En verdad, aquellos héroes merecen una lápida en la que se escriba: «Caminante que vas a Alemania, cuenta a la Nación que aquí reposan los fieles a la Patria, obedientes al deber.»
¿Y la Patria? ¿Sería ése el único sacrificio que tendríamos que soportar? ¿Valdría Alemania en el pasado menos de lo que suponíamos? ¿No tenía ésta obligaciones para con su propia Historia? ¿Éramos nosotros todavía dignos de cubrirnos con la gloria de su pasado? ¿Cómo podríamos justificar a las generaciones futuras ese acto del presente? ¡Miserables y depravados criminales!
Cuanto más me empeñaba en aquella hora por encontrar una explicación para el fenómeno operado, tanto más me ruborizaban la vergüenza y la indignación. ¿Qué significaba para mí todo el tormento físico en comparación con la tragedia nacional?”
Estas sentidas líneas no son las de un demagogo decidido a
encandilar a un pueblo y ejercitar su tarea de flautista de Hamelin. Son las de
un hombre que se ha sentido traicionado, como millones de soldados, que no se
resigna a olvidar a sus camaradas muertos, ni la situación de postración de la
patria que no hacía mucho había vencido a Rusia y ocupaba territorios
extranjeros. Son las líneas escritas por un patriota al que le duele la derrota
de la patria y que asume como explicación una traición llegada de los más bajos
fondos de la sociedad alemana.
La conclusión a la que inevitablemente se llegaba partiendo
de estos presupuestos la enuncia también Hitler: “Hoy en día el poder se encuentra en las manos de los mismos hombres que
en su tiempo hicieron la revolución, y esa Revolución representa el más
miserable y vil acto de la Historia alemana, la más baja traición a la Patria”.

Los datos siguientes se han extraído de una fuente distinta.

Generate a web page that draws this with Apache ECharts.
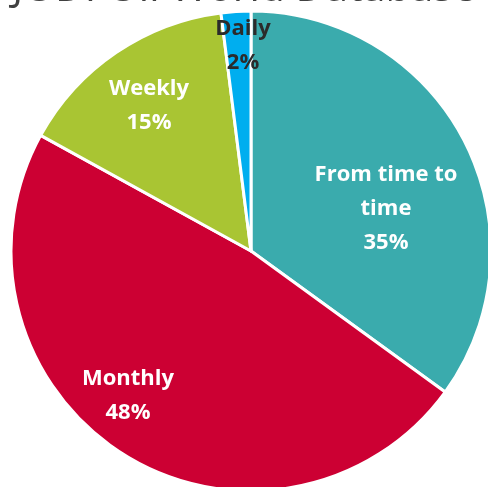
<!DOCTYPE html>
<html>
<head>
<meta charset="utf-8">
<script src="https://cdn.jsdelivr.net/npm/echarts@6/dist/echarts.min.js"></script>
<style>
    html, body { margin: 0; padding: 0; background: #fff; }
    #main { width: 488px; height: 487px; }
</style>
</head>
<body>
<div id="main"></div>
<script>
// data
var categories = ['From time to time', 'Monthly', 'Weekly', 'Daily'];
var shares = [35, 48, 15, 2];
var labelLines = ['From time to\ntime', 'Monthly', 'Weekly', 'Daily'];

var colors = ['#3aabad', '#cc0033', '#a9c533', '#00aeef'];
// where the labels sit (centre of text)
var labelPos = [[386, 209], [128, 396], [149, 106], [243, 46]];

var myChart = echarts.init(document.getElementById('main'));
var pieData = [];
for (var i = 0; i < categories.length; i++) {
    pieData.push({
        name: categories[i],
        value: shares[i],
        itemStyle: { color: colors[i] },
        label: { color: i == 3 ? '#2b2b2b' : '#ffffff' }
    });
}
var option = {
    animation: false,
    title: {
        text: 'JODI Oil World Database',
        left: 'center',
        top: -36,
        textStyle: {
            color: '#404040',
            fontSize: 41,
            fontWeight: 'normal',
            fontFamily: 'Open Sans'
        }
    },
    series: [{
        type: 'pie',
        center: [251, 251],
        radius: [0, 240],
        startAngle: 90,
        clockwise: true,
        itemStyle: {
            borderColor: '#ffffff',
            borderWidth: 3
        },
        label: {
            position: 'inside',
            fontFamily: 'Open Sans',
            fontWeight: 'bold',
            fontSize: 22,
            lineHeight: 34,
            align: 'center',
            formatter: function (p) {
                return labelLines[p.dataIndex] + '\n' + p.value + '%';
            }
        },
        labelLayout: function (p) {
            return { x: labelPos[p.dataIndex][0], y: labelPos[p.dataIndex][1] };
        },
        emphasis: { disabled: true },
        data: pieData
    }]
};
myChart.setOption(option);
</script>
</body>
</html>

Esos hombres eran «los traidores de noviembre» (el mes de la
derrota en 1918). El nacional–socialismo les declaró la guerra. No contempló
otro enemigo más que a quienes señalaba como traidores. El encono con el que el
NSDAP combatió contra la socialdemocracia alemana derivaba precisamente de
atribuirle una responsabilidad especial en la derrota y en el saboteo del
esfuerzo bélico. Así mismo, si los comunistas eran observados con ópticas bien
distintas según los momentos se debía a que, por una parte, eran considerados
como cobardes y emboscados en la retaguardia (los marineros de Kiel, los
primeros en sublevar-se al recibir la orden de encender las calderas de los
acorazados que habían permanecido en puerto casi toda la guerra), pero también
al hecho de que existía excombatientes del KDP que habían cumplido con su
deber. Hitler consideraba que un comunista podía convertirse en «un buen
nacional–socialista», un socialdemócrata, en cambio, nunca.